14nm was supposed to be a stop-gap itself, wasn't it? It was aimed originally at the mobile market. 10nm was supposed to be their big guns and the true followup to 22nm or whatever it was they were using.
 
14nm was supposed to be a stop-gap itself, wasn't it? It was aimed originally at the mobile market. 10nm was supposed to be their big guns and the true followup to 22nm or whatever it was they were using.

Honestly, it's been so long I have no idea anymore. LOL ^_^
Probably take a few hours just to find out if it was or not it was that long ago.
 
Well, 14nm did start with Broadwell, which barely had a desktop release. There is a reason Haswell got a re-release as Devils Canyon.

TBH it is similar to the 10nm rollout. Mobile first, bigger things later.
 
I think Intel need the bigger things now and mobile later. The big boy chips are where the money it at for them.

Yes, but mobile is where the early yields are at. After that then the big chips. It makes more financial sense to work your way up than the other way round.

I do agree that Intel needs big chips though. Mobile first also gives Intel the lead before 7nm Ryzen mobile chips come.
 
Well yields yes, but if the yields are already so low, why would you make the small chips first? Why not make more with the little you got? Makes more sense.

If they simply cannot handle the bigger dies, then sure. But that also signals the risk of bad low-end mobile dies too.
 
Well yields yes, but if the yields are already so low, why would you make the small chips first? Why not make more with the little you got? Makes more sense.

If they simply cannot handle the bigger dies, then sure. But that also signals the risk of bad low-end mobile dies too.

Die size affects yields.
If you have defects per area that are roughly evenly distributed
The chance of having a 10mm2 patch unaffected vs a 50mm2 patch is 25 times more likely
 
I think Intel need the bigger things now and mobile later. The big boy chips are where the money it at for them.

Well, I wonder if their interest in the GPU market slowed down their 10nm progress.

I think I am done with incremental expectancy. I have a decent setup now.
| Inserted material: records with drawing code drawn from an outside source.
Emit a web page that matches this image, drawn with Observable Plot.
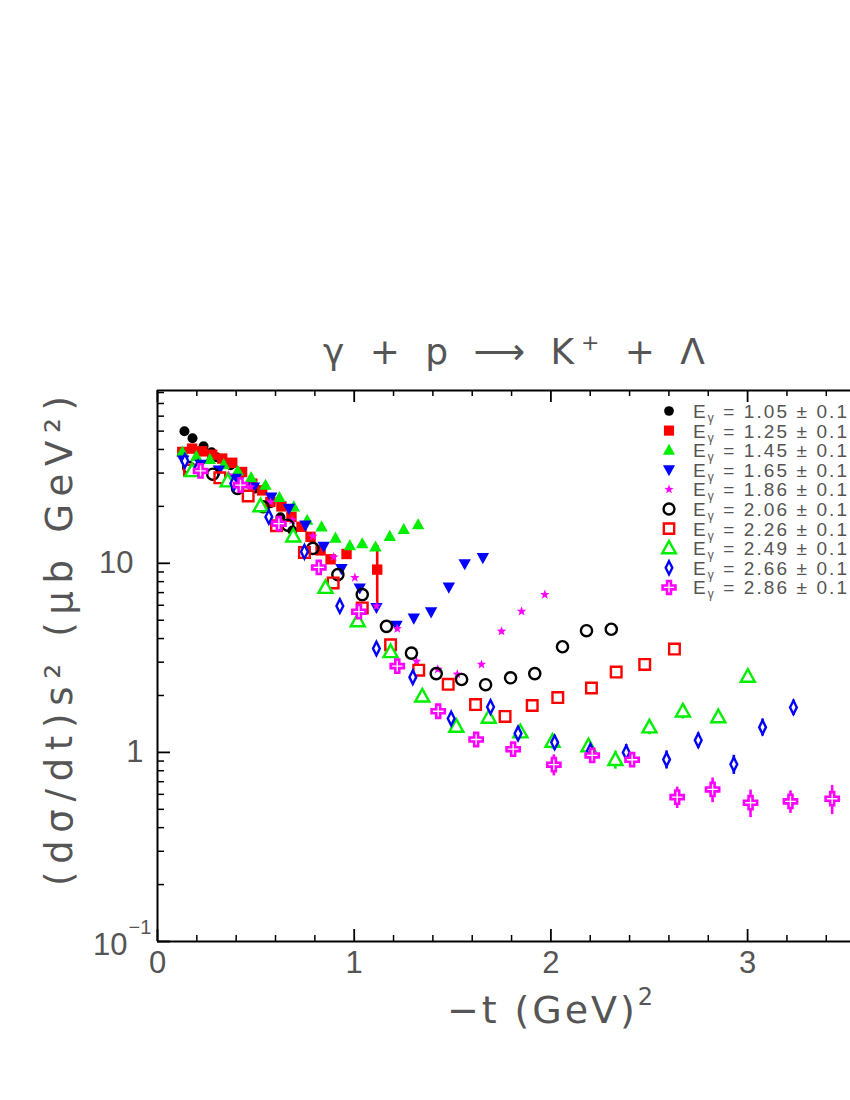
<!DOCTYPE html>
<html><head><meta charset="utf-8">
<script src="https://cdn.jsdelivr.net/npm/d3@7"></script>
<script src="https://cdn.jsdelivr.net/npm/@observablehq/plot@0.6"></script>
<style>html,body{margin:0;padding:0;background:#fff;overflow:hidden}</style>
</head><body><div id="chart"></div>
<script>
// ---- data: -t (GeV^2) and (dσ/dt)s^2 (μb GeV^2) per photon energy ----
const energies = ["1.05","1.25","1.45","1.65","1.86","2.06","2.26","2.49","2.66","2.86"];

const t105 = [0.137,0.178,0.234,0.275,0.300,0.371,0.43,0.498,0.574,0.625,0.686];
const v105 = [49.9,45.8,41.6,38.7,36.4,33.0,30.0,24.9,20.8,17.5,14.9];

const t125 = [0.126,0.176,0.227,0.278,0.329,0.380,0.430,0.482,0.532,0.574,0.630,0.681,0.732,0.778,0.829,0.880,0.961,1.117];
const v125 = [38.8,40.4,39.1,37.5,35.8,34.0,30.4,26.4,24.3,21.1,20.0,17.6,15.6,13.8,11.7,10.5,11.2,9.26];
const e125 = [0,0,0,0,0,0,0,0,0,0,0,0,0,0,0,0,0,3.2];

const t145 = [0.126,0.197,0.266,0.337,0.408,0.476,0.549,0.620,0.693,0.761,0.834,0.905,0.978,1.041,1.108,1.181,1.252,1.325];
const v145 = [38.8,36.8,35.5,33.3,30.8,28.4,25.9,22.3,19.9,16.9,15.6,13.6,12.4,12.7,12.2,13.9,15.1,16.0];

const t165 = [0.131,0.219,0.312,0.397,0.490,0.578,0.668,0.752,0.845,0.935,1.028,1.113,1.215,1.303,1.391,1.481,1.562,1.654];
const v165 = [35.1,33.3,31.1,28.1,25.3,22.4,19.5,15.9,12.3,9.37,7.40,5.83,4.70,5.13,5.53,7.47,9.94,10.7];

const t186 = [0.362,0.473,0.574,0.685,0.790,0.896,1.003,1.113,1.219,1.317,1.425,1.524,1.647,1.749,1.851,1.969];
const v186 = [29.2,25.3,21.1,16.9,13.9,10.8,8.40,5.94,4.51,3.03,2.75,2.59,2.92,4.37,5.57,6.83];

const t206 = [0.159,0.281,0.407,0.537,0.662,0.790,0.917,1.041,1.164,1.291,1.417,1.546,1.668,1.795,1.918,2.059,2.181,2.307];
const v206 = [32.1,29.6,24.9,19.9,15.9,12.0,8.71,6.83,4.64,3.35,2.61,2.43,2.28,2.48,2.61,3.62,4.40,4.48];

const t226 = [0.163,0.317,0.461,0.605,0.747,0.893,1.041,1.185,1.328,1.478,1.617,1.767,1.905,2.035,2.206,2.332,2.477,2.628];
const v226 = [31.1,28.3,22.7,15.8,11.4,7.87,5.81,3.71,2.72,2.29,1.79,1.55,1.77,1.95,2.19,2.66,2.92,3.52];

const t249 = [0.176,0.357,0.524,0.690,0.854,1.018,1.185,1.346,1.519,1.684,1.845,2.008,2.191,2.328,2.501,2.671,2.851,3.001];
const v249 = [30.8,27.2,20.1,13.9,7.44,4.95,3.40,1.98,1.37,1.53,1.28,1.14,1.08,0.915,1.36,1.65,1.54,2.52];
const e249 = [0,0,0,0,0,0,0,0.08,0.1,0.1,0.1,0.1,0.1,0.1,0.12,0.15,0.12,0.1];

const t266 = [0.139,0.207,0.388,0.566,0.747,0.927,1.113,1.298,1.493,1.693,1.833,2.019,2.201,2.383,2.588,2.749,2.930,3.076,3.233];
const v266 = [34.8,32.1,26.4,17.6,11.5,5.94,3.54,2.50,1.51,1.74,1.26,1.13,1.02,1.00,0.918,1.16,0.865,1.36,1.73];
const e266 = [0,0,0,0,0,0,0,0.12,0.1,0.1,0.1,0.1,0.1,0.1,0.1,0.11,0.1,0.14,0.16];

const t286 = [0.219,0.422,0.617,0.820,1.024,1.219,1.427,1.620,1.808,2.015,2.210,2.413,2.642,2.822,3.015,3.218,3.430];
const v286 = [30.8,25.9,16.2,9.51,5.55,2.86,1.65,1.17,1.04,0.861,0.964,0.915,0.580,0.637,0.542,0.551,0.569];
const e286 = [0,0,0,0,0,0.15,0.13,0.1,0.07,0.11,0.06,0.07,0.075,0.095,0.09,0.075,0.1];

// ---- ticks ----
const xMajor = [0,1,2,3];
const xMinor = [0.2,0.4,0.6,0.8,1.2,1.4,1.6,1.8,2.2,2.4,2.6,2.8,3.2,3.4];
const yOne = 1, yOneText = "1";
const yTen = 10, yTenText = "10";
const yLowest = 0.1, yLowestText = "10", yLowestExp = "\u22121";
const yMinor = [0.2,0.3,0.4,0.5,0.6,0.7,0.8,0.9,2,3,4,5,6,7,8,9,20,30,40,50,60,70,80];

// ---- symbols ----
function sym(fn){return {draw(c,size){const r=Math.sqrt(size/Math.PI); fn(c,r);}};}
const symCircle = sym((c,r)=>{c.moveTo(r,0); c.arc(0,0,r,0,2*Math.PI); c.closePath();});
const symSquare = sym((c,r)=>{c.moveTo(-r,-r);c.lineTo(r,-r);c.lineTo(r,r);c.lineTo(-r,r);c.closePath();});
const symTriUp = sym((c,r)=>{c.moveTo(0,-r*1.05);c.lineTo(r,r*0.75);c.lineTo(-r,r*0.75);c.closePath();});
const symTriDown = sym((c,r)=>{c.moveTo(0,r*1.05);c.lineTo(r,-r*0.75);c.lineTo(-r,-r*0.75);c.closePath();});
const symDiamond = sym((c,r)=>{c.moveTo(0,-r);c.lineTo(r*0.5,0);c.lineTo(0,r);c.lineTo(-r*0.5,0);c.closePath();});
const symCross = sym((c,r)=>{const w=r*0.3;
  c.moveTo(-w,-r);c.lineTo(w,-r);c.lineTo(w,-w);c.lineTo(r,-w);c.lineTo(r,w);c.lineTo(w,w);
  c.lineTo(w,r);c.lineTo(-w,r);c.lineTo(-w,w);c.lineTo(-r,w);c.lineTo(-r,-w);c.lineTo(-w,-w);c.closePath();});
const symStar = sym((c,r)=>{for(let i=0;i<10;i++){const a=-Math.PI/2+i*Math.PI/5; const rr=i%2?r*0.42:r;
  const x=rr*Math.cos(a), y=rr*Math.sin(a); i?c.lineTo(x,y):c.moveTo(x,y);} c.closePath();});

const series = [
  {t:t105, v:v105, e:null, symbol:symCircle,  r:5,   fill:"#000000", stroke:"none",    sw:0},
  {t:t125, v:v125, e:e125, symbol:symSquare,  r:5.2, fill:"#ff0000", stroke:"none",    sw:0},
  {t:t145, v:v145, e:null, symbol:symTriUp,   r:6.2, fill:"#00ee00", stroke:"none",    sw:0},
  {t:t165, v:v165, e:null, symbol:symTriDown, r:6.2, fill:"#0000ff", stroke:"none",    sw:0},
  {t:t186, v:v186, e:null, symbol:symStar,    r:5,   fill:"#ff00ff", stroke:"none",    sw:0},
  {t:t206, v:v206, e:null, symbol:symCircle,  r:5.6, fill:"none",    stroke:"#000000", sw:2.4},
  {t:t226, v:v226, e:null, symbol:symSquare,  r:5.3, fill:"none",    stroke:"#ff0000", sw:2.4},
  {t:t249, v:v249, e:e249, symbol:symTriUp,   r:7,   fill:"white",   stroke:"#00ee00", sw:2.4},
  {t:t266, v:v266, e:e266, symbol:symDiamond, r:6.8, fill:"white",   stroke:"#0000ff", sw:2.4},
  {t:t286, v:v286, e:e286, symbol:symCross,   r:6.6, fill:"white",   stroke:"#ff00ff", sw:2.6}
];

const yTop = 82, yBot = 0.1;
const X0 = 157, PX = 196.7;
const frameH = 941 - 390;
const TXT = "#555";

const marks = [];
// error bars
series.forEach(s => {
  if (!s.e) return;
  const rows = s.t.map((t,i)=>({t, v:s.v[i], e:s.e[i]})).filter(d=>d.e>0);
  marks.push(Plot.ruleX(rows, {x:"t", y1:d=>d.v-d.e, y2:d=>d.v+d.e,
    stroke: s.stroke!=="none"? s.stroke : s.fill, strokeWidth:2.6}));
});
// points
series.forEach(s => {
  const rows = s.t.map((t,i)=>({t, v:s.v[i]}));
  marks.push(Plot.dot(rows, {x:"t", y:"v", symbol:s.symbol, r:s.r, fill:s.fill,
    stroke:s.stroke, strokeWidth:s.sw}));
});
// frame (left, top, bottom)
marks.push(Plot.ruleX([0], {x:d=>d, stroke:"#000", strokeWidth:2}));
marks.push(Plot.ruleY([yBot, yTop], {y:d=>d, stroke:"#000", strokeWidth:2}));
// inward ticks
marks.push(Plot.ruleX(xMajor, {x:d=>d, insetTop: frameH-12, stroke:"#000", strokeWidth:1.8}));
marks.push(Plot.ruleX(xMajor, {x:d=>d, insetBottom: frameH-12, stroke:"#000", strokeWidth:1.8}));
marks.push(Plot.ruleX(xMinor, {x:d=>d, insetTop: frameH-6, stroke:"#000", strokeWidth:1.5}));
marks.push(Plot.ruleX(xMinor, {x:d=>d, insetBottom: frameH-6, stroke:"#000", strokeWidth:1.5}));
marks.push(Plot.ruleY([yLowest, yOne, yTen], {y:d=>d, insetRight: (850-X0)-13, stroke:"#000", strokeWidth:1.8}));
marks.push(Plot.ruleY(yMinor, {y:d=>d, insetRight: (850-X0)-7, stroke:"#000", strokeWidth:1.5}));
// tick labels
marks.push(Plot.text(xMajor, {x:d=>d, text:d=>String(d), frameAnchor:"bottom", dy:31,
  fontSize:31, fill:TXT}));
marks.push(Plot.text([yTen], {y:d=>d, text:[yTenText], frameAnchor:"left", dx:-24,
  textAnchor:"end", fontSize:31, fill:TXT}));
marks.push(Plot.text([yOne], {y:d=>d, text:[yOneText], frameAnchor:"left", dx:-14,
  textAnchor:"end", fontSize:31, fill:TXT}));
marks.push(Plot.text([yLowest], {y:d=>d, text:[yLowestText], frameAnchor:"left", dx:-30, dy:4,
  textAnchor:"end", fontSize:31, fill:TXT}));
marks.push(Plot.text([yLowest], {y:d=>d, text:[yLowestExp], frameAnchor:"left", dx:-29, dy:-14,
  textAnchor:"start", fontSize:20, fill:TXT}));

const svg = Plot.plot({
  width: 850, height: 1100,
  marginLeft: X0, marginRight: 0, marginTop: 390, marginBottom: 1100-941,
  x: {domain:[0, 3.6], range:[X0, X0 + 3.6*PX], axis:null},
  y: {type:"log", domain:[yBot, yTop], range:[941, 390], axis:null},
  style: {fontFamily:"Liberation Sans, DejaVu Sans, sans-serif", background:"white", overflow:"hidden"},
  marks
});

const g = d3.select(svg);
// title
const title = g.append("text").attr("x", 514).attr("y", 364).attr("text-anchor","middle")
  .attr("font-family","DejaVu Sans").attr("font-size", 36).attr("fill",TXT)
  .attr("textLength", 382).attr("lengthAdjust","spacing");
title.append("tspan").text("\u03b3 + p \u27f6 K");
title.append("tspan").attr("dy",-14).attr("font-size",22).text("+");
title.append("tspan").attr("dy",14).text(" + \u039b");

// y label
g.append("text").attr("transform","translate(72,641) rotate(-90)").attr("text-anchor","middle")
  .attr("font-family","DejaVu Sans").attr("font-size", 37).attr("fill",TXT)
  .attr("textLength", 490).attr("lengthAdjust","spacing")
  .text("(d\u03c3/dt)s\u00b2 (\u03bcb GeV\u00b2)");

// x label
const xl = g.append("text").attr("x", 447).attr("y", 1023).attr("text-anchor","start")
  .attr("font-family","DejaVu Sans").attr("font-size", 38).attr("fill",TXT)
  .attr("textLength", 206).attr("lengthAdjust","spacing");
xl.append("tspan").text("\u2212t (GeV)");
xl.append("tspan").attr("dy",-18).attr("font-size",24).text("2");

// legend
const lg = g.append("g");
series.forEach((s,i) => {
  const y = 411 + i*19.6;
  const p = d3.path(); s.symbol.draw(p, Math.PI*s.r*s.r*0.95);
  lg.append("path").attr("d", p.toString()).attr("transform", `translate(669,${y})`)
    .attr("fill", s.fill).attr("stroke", s.stroke).attr("stroke-width", s.sw);
  const tx = lg.append("text").attr("x", 693).attr("y", y+7).attr("text-anchor","start")
    .attr("font-size", 19).attr("fill",TXT)
    .attr("textLength", 154).attr("lengthAdjust","spacing");
  tx.append("tspan").text("E");
  tx.append("tspan").attr("dy",4).attr("font-size",12).text("\u03b3");
  tx.append("tspan").attr("dy",-4).text(` = ${energies[i]} \u00b1 0.1`);
});

document.getElementById("chart").appendChild(svg);
</script>
</body></html>
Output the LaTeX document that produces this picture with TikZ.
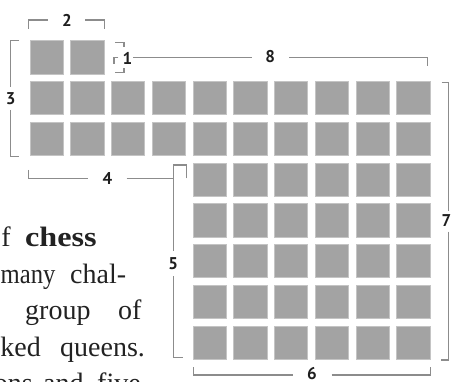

I'll run it into the ground and do a full build in 3 or 4 years time, as opposed to constantly wasting money on bits n pieces all the time.

Last 2 years have been nothing but disappointment in terms of progress. Ok Zen was a success but I have Intel, and im not swapping everything out for something that yields minimal improvement.
 
Well yields yes, but if the yields are already so low, why would you make the small chips first? Why not make more with the little you got? Makes more sense.

If they simply cannot handle the bigger dies, then sure. But that also signals the risk of bad low-end mobile dies too.

Think of silicon defects as a number of defects per silicon wafer. If you use a wafer to make a tonne of small dies, a smaller percentage of the dies will be ruined by defects. This is why small dies achieve better yields.
 
Yeah and these defects, if not large enough to damage the chip functionally, will often cause transition delays in logic gates, which reduces the maximum possible clock speed you can hit, making them suitable for mobile parts in that aspect too. Of course even with no defects at all, smaller dies are also significantly more efficient use of silicon wafers because you're fitting squares into a circle and smaller squares will leave you with less waste around the edges. Also worth remembering mobile is actually Intel's largest market by revenue and volume at the moment.